> [What this task involves]:
Print, exactly as they stand, the lines from the start of the listing to the line containing "(0,0) rectangle (1033,348);", inclusive.

> [Provided material]:

────────────────────

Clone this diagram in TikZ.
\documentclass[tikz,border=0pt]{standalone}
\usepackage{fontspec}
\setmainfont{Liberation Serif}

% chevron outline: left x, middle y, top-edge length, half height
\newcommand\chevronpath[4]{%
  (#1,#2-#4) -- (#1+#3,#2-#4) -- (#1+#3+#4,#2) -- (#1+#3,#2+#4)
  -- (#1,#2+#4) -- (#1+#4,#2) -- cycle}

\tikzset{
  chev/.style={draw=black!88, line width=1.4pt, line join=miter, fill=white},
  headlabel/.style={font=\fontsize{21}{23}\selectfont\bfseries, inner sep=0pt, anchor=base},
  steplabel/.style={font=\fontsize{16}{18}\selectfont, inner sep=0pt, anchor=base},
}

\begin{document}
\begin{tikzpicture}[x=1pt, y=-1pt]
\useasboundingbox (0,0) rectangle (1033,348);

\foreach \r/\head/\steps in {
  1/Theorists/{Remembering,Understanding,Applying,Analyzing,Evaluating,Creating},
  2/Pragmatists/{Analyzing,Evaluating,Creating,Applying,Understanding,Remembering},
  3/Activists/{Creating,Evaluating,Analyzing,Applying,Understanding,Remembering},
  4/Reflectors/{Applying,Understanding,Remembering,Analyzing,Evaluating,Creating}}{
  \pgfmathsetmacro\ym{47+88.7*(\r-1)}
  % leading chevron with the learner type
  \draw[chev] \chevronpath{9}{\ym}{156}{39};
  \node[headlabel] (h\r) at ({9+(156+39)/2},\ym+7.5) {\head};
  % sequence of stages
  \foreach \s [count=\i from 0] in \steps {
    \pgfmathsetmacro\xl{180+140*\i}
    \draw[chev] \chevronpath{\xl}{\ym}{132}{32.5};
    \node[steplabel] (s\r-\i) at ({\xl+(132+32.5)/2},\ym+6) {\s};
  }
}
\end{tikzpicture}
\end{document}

────────────────────

> [Result of this exercise]:
Clone this diagram in TikZ.
\documentclass[tikz,border=0pt]{standalone}
\usepackage{fontspec}
\setmainfont{Liberation Serif}

% chevron outline: left x, middle y, top-edge length, half height
\newcommand\chevronpath[4]{%
  (#1,#2-#4) -- (#1+#3,#2-#4) -- (#1+#3+#4,#2) -- (#1+#3,#2+#4)
  -- (#1,#2+#4) -- (#1+#4,#2) -- cycle}

\tikzset{
  chev/.style={draw=black!88, line width=1.4pt, line join=miter, fill=white},
  headlabel/.style={font=\fontsize{21}{23}\selectfont\bfseries, inner sep=0pt, anchor=base},
  steplabel/.style={font=\fontsize{16}{18}\selectfont, inner sep=0pt, anchor=base},
}

\begin{document}
\begin{tikzpicture}[x=1pt, y=-1pt]
\useasboundingbox (0,0) rectangle (1033,348);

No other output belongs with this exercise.